__PROBLEM__:
All of the data should be output character for character, except the pictures.

__DATASET EXTRACT__:
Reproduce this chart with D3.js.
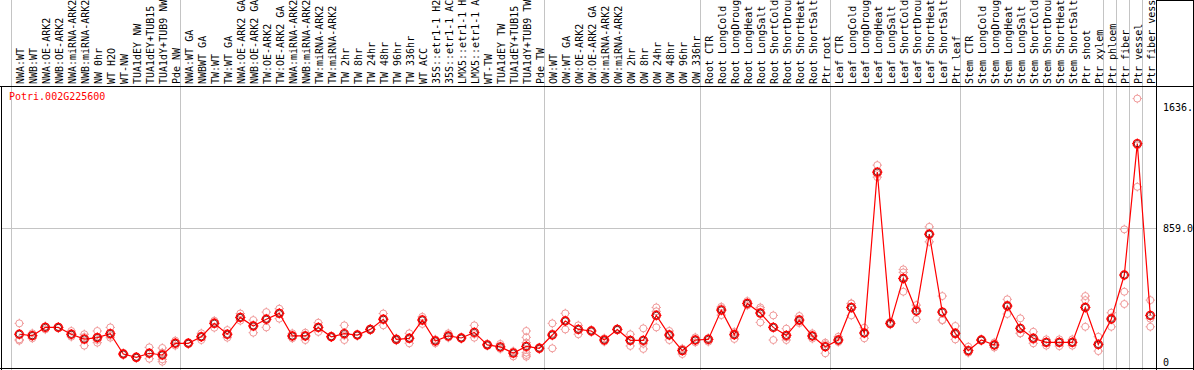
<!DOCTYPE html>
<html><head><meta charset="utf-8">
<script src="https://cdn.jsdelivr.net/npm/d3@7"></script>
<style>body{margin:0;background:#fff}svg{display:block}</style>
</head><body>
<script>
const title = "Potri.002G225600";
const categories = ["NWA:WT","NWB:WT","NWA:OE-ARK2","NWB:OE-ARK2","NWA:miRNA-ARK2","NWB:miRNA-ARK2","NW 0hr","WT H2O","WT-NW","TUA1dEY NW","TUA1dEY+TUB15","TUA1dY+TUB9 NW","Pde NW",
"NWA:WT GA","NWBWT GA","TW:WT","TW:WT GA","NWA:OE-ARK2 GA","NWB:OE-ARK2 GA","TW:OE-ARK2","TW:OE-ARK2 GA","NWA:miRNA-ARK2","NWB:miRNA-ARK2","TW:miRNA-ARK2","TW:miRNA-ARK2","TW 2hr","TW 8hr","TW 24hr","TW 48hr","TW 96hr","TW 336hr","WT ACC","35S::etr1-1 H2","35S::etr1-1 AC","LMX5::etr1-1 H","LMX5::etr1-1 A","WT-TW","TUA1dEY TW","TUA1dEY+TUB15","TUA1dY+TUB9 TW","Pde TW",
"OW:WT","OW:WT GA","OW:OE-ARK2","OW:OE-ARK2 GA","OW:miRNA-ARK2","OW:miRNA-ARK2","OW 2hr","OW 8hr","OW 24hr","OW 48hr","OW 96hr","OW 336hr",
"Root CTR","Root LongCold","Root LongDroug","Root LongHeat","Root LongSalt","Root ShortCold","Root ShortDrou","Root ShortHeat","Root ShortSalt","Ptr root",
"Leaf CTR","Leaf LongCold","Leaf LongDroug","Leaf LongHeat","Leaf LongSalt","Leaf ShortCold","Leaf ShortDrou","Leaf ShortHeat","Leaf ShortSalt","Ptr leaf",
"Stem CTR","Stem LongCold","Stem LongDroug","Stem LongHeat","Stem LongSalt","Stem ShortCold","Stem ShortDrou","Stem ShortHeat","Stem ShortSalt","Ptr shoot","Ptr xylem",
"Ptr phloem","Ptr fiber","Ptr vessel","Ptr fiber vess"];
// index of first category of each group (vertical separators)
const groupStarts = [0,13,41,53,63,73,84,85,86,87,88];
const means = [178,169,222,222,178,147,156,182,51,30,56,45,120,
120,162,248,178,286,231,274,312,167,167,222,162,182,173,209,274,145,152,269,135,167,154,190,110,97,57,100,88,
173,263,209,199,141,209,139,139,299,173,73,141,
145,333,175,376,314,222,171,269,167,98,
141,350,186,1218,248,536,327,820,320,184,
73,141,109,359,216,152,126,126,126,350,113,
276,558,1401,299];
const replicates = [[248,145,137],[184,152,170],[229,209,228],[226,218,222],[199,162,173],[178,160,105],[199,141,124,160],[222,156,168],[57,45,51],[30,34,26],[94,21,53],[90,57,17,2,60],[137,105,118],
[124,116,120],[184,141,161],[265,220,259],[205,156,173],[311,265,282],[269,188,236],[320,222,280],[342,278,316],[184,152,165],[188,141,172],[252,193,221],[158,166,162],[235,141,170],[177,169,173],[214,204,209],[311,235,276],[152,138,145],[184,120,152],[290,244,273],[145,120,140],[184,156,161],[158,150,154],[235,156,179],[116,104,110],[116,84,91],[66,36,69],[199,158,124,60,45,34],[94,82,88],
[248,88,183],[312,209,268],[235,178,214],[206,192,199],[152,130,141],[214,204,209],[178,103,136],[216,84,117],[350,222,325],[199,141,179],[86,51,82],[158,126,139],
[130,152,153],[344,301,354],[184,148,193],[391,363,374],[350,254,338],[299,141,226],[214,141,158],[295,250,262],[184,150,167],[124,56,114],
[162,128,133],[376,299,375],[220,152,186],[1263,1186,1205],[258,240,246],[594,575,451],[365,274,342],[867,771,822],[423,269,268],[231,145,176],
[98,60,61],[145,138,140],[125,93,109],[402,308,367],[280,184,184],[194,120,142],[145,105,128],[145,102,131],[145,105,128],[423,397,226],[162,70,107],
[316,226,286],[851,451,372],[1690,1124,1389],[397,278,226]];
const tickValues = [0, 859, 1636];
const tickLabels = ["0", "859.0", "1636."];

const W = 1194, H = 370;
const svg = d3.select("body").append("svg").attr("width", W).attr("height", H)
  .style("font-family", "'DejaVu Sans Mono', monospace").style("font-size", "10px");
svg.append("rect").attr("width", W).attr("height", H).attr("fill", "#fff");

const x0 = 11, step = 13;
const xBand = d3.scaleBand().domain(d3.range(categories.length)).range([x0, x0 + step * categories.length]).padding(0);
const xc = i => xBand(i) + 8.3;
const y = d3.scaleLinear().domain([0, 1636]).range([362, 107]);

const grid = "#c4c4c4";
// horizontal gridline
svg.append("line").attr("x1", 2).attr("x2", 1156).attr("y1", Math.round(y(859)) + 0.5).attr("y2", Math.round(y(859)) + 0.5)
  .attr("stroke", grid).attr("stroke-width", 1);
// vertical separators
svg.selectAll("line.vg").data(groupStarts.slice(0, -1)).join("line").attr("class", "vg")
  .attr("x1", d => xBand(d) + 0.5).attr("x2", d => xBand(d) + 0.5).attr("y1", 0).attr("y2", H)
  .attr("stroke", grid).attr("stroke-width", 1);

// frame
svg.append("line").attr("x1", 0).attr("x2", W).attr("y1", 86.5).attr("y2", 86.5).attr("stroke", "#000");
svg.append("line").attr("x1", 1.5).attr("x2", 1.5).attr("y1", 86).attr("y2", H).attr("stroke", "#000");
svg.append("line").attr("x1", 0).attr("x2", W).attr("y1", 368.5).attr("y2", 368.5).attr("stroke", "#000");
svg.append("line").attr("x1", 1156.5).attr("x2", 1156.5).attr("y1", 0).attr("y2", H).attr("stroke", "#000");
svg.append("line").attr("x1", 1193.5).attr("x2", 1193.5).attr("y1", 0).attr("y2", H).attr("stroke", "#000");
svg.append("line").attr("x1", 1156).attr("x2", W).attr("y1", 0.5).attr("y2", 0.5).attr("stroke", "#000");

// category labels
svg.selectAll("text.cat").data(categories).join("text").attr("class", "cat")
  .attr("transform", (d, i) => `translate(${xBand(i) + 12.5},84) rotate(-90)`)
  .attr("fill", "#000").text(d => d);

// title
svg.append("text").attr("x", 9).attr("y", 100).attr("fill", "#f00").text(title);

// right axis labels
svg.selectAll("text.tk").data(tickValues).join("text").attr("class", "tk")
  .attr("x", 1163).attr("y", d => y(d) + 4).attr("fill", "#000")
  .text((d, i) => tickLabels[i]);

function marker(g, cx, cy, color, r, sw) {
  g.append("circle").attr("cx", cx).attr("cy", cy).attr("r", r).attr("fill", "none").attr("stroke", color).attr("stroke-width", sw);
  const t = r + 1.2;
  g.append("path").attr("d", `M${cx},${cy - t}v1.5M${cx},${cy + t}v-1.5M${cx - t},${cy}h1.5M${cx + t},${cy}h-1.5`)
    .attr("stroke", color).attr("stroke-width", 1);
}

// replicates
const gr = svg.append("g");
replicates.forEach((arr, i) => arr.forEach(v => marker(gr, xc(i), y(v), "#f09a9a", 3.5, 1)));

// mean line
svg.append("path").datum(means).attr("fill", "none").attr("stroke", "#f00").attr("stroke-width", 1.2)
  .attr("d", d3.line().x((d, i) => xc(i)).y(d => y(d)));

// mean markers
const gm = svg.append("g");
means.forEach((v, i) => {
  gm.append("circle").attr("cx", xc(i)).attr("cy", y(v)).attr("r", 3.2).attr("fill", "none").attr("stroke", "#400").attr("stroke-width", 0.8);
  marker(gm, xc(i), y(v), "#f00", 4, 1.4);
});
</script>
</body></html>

__RESULT OF THE TASK__:
Reproduce this chart with D3.js.
<!DOCTYPE html>
<html><head><meta charset="utf-8">
<script src="https://cdn.jsdelivr.net/npm/d3@7"></script>
<style>body{margin:0;background:#fff}svg{display:block}</style>
</head><body>
<script>
const title = "Potri.002G225600";
const categories = ["NWA:WT","NWB:WT","NWA:OE-ARK2","NWB:OE-ARK2","NWA:miRNA-ARK2","NWB:miRNA-ARK2","NW 0hr","WT H2O","WT-NW","TUA1dEY NW","TUA1dEY+TUB15","TUA1dY+TUB9 NW","Pde NW",
"NWA:WT GA","NWBWT GA","TW:WT","TW:WT GA","NWA:OE-ARK2 GA","NWB:OE-ARK2 GA","TW:OE-ARK2","TW:OE-ARK2 GA","NWA:miRNA-ARK2","NWB:miRNA-ARK2","TW:miRNA-ARK2","TW:miRNA-ARK2","TW 2hr","TW 8hr","TW 24hr","TW 48hr","TW 96hr","TW 336hr","WT ACC","35S::etr1-1 H2","35S::etr1-1 AC","LMX5::etr1-1 H","LMX5::etr1-1 A","WT-TW","TUA1dEY TW","TUA1dEY+TUB15","TUA1dY+TUB9 TW","Pde TW",
"OW:WT","OW:WT GA","OW:OE-ARK2","OW:OE-ARK2 GA","OW:miRNA-ARK2","OW:miRNA-ARK2","OW 2hr","OW 8hr","OW 24hr","OW 48hr","OW 96hr","OW 336hr",
"Root CTR","Root LongCold","Root LongDroug","Root LongHeat","Root LongSalt","Root ShortCold","Root ShortDrou","Root ShortHeat","Root ShortSalt","Ptr root",
"Leaf CTR","Leaf LongCold","Leaf LongDroug","Leaf LongHeat","Leaf LongSalt","Leaf ShortCold","Leaf ShortDrou","Leaf ShortHeat","Leaf ShortSalt","Ptr leaf",
"Stem CTR","Stem LongCold","Stem LongDroug","Stem LongHeat","Stem LongSalt","Stem ShortCold","Stem ShortDrou","Stem ShortHeat","Stem ShortSalt","Ptr shoot","Ptr xylem",
"Ptr phloem","Ptr fiber","Ptr vessel","Ptr fiber vess"];
// index of first category of each group (vertical separators)
const groupStarts = [0,13,41,53,63,73,84,85,86,87,88];
const means = [178,169,222,222,178,147,156,182,51,30,56,45,120,
120,162,248,178,286,231,274,312,167,167,222,162,182,173,209,274,145,152,269,135,167,154,190,110,97,57,100,88,
173,263,209,199,141,209,139,139,299,173,73,141,
145,333,175,376,314,222,171,269,167,98,
141,350,186,1218,248,536,327,820,320,184,
73,141,109,359,216,152,126,126,126,350,113,
276,558,1401,299];
const replicates = [[248,145,137],[184,152,170],[229,209,228],[226,218,222],[199,162,173],[178,160,105],[199,141,124,160],[222,156,168],[57,45,51],[30,34,26],[94,21,53],[90,57,17,2,60],[137,105,118],
[124,116,120],[184,141,161],[265,220,259],[205,156,173],[311,265,282],[269,188,236],[320,222,280],[342,278,316],[184,152,165],[188,141,172],[252,193,221],[158,166,162],[235,141,170],[177,169,173],[214,204,209],[311,235,276],[152,138,145],[184,120,152],[290,244,273],[145,120,140],[184,156,161],[158,150,154],[235,156,179],[116,104,110],[116,84,91],[66,36,69],[199,158,124,60,45,34],[94,82,88],
[248,88,183],[312,209,268],[235,178,214],[206,192,199],[152,130,141],[214,204,209],[178,103,136],[216,84,117],[350,222,325],[199,141,179],[86,51,82],[158,126,139],
[130,152,153],[344,301,354],[184,148,193],[391,363,374],[350,254,338],[299,141,226],[214,141,158],[295,250,262],[184,150,167],[124,56,114],
[162,128,133],[376,299,375],[220,152,186],[1263,1186,1205],[258,240,246],[594,575,451],[365,274,342],[867,771,822],[423,269,268],[231,145,176],
[98,60,61],[145,138,140],[125,93,109],[402,308,367],[280,184,184],[194,120,142],[145,105,128],[145,102,131],[145,105,128],[423,397,226],[162,70,107],
[316,226,286],[851,451,372],[1690,1124,1389],[397,278,226]];
const tickValues = [0, 859, 1636];
const tickLabels = ["0", "859.0", "1636."];

const W = 1194, H = 370;
const svg = d3.select("body").append("svg").attr("width", W).attr("height", H)
  .style("font-family", "'DejaVu Sans Mono', monospace").style("font-size", "10px");
svg.append("rect").attr("width", W).attr("height", H).attr("fill", "#fff");

const x0 = 11, step = 13;
const xBand = d3.scaleBand().domain(d3.range(categories.length)).range([x0, x0 + step * categories.length]).padding(0);
const xc = i => xBand(i) + 8.3;
const y = d3.scaleLinear().domain([0, 1636]).range([362, 107]);

const grid = "#c4c4c4";
// horizontal gridline
svg.append("line").attr("x1", 2).attr("x2", 1156).attr("y1", Math.round(y(859)) + 0.5).attr("y2", Math.round(y(859)) + 0.5)
  .attr("stroke", grid).attr("stroke-width", 1);
// vertical separators
svg.selectAll("line.vg").data(groupStarts.slice(0, -1)).join("line").attr("class", "vg")
  .attr("x1", d => xBand(d) + 0.5).attr("x2", d => xBand(d) + 0.5).attr("y1", 0).attr("y2", H)
  .attr("stroke", grid).attr("stroke-width", 1);

// frame
svg.append("line").attr("x1", 0).attr("x2", W).attr("y1", 86.5).attr("y2", 86.5).attr("stroke", "#000");
svg.append("line").attr("x1", 1.5).attr("x2", 1.5).attr("y1", 86).attr("y2", H).attr("stroke", "#000");
svg.append("line").attr("x1", 0).attr("x2", W).attr("y1", 368.5).attr("y2", 368.5).attr("stroke", "#000");
svg.append("line").attr("x1", 1156.5).attr("x2", 1156.5).attr("y1", 0).attr("y2", H).attr("stroke", "#000");
svg.append("line").attr("x1", 1193.5).attr("x2", 1193.5).attr("y1", 0).attr("y2", H).attr("stroke", "#000");
svg.append("line").attr("x1", 1156).attr("x2", W).attr("y1", 0.5).attr("y2", 0.5).attr("stroke", "#000");

// category labels
svg.selectAll("text.cat").data(categories).join("text").attr("class", "cat")
  .attr("transform", (d, i) => `translate(${xBand(i) + 12.5},84) rotate(-90)`)
  .attr("fill", "#000").text(d => d);

// title
svg.append("text").attr("x", 9).attr("y", 100).attr("fill", "#f00").text(title);

// right axis labels
svg.selectAll("text.tk").data(tickValues).join("text").attr("class", "tk")
  .attr("x", 1163).attr("y", d => y(d) + 4).attr("fill", "#000")
  .text((d, i) => tickLabels[i]);

function marker(g, cx, cy, color, r, sw) {
  g.append("circle").attr("cx", cx).attr("cy", cy).attr("r", r).attr("fill", "none").attr("stroke", color).attr("stroke-width", sw);
  const t = r + 1.2;
  g.append("path").attr("d", `M${cx},${cy - t}v1.5M${cx},${cy + t}v-1.5M${cx - t},${cy}h1.5M${cx + t},${cy}h-1.5`)
    .attr("stroke", color).attr("stroke-width", 1);
}

// replicates
const gr = svg.append("g");
replicates.forEach((arr, i) => arr.forEach(v => marker(gr, xc(i), y(v), "#f09a9a", 3.5, 1)));

// mean line
svg.append("path").datum(means).attr("fill", "none").attr("stroke", "#f00").attr("stroke-width", 1.2)
  .attr("d", d3.line().x((d, i) => xc(i)).y(d => y(d)));

// mean markers
const gm = svg.append("g");
means.forEach((v, i) => {
  gm.append("circle").attr("cx", xc(i)).attr("cy", y(v)).attr("r", 3.2).attr("fill", "none").attr("stroke", "#400").attr("stroke-width", 0.8);
  marker(gm, xc(i), y(v), "#f00", 4, 1.4);
});
</script>
</body></html>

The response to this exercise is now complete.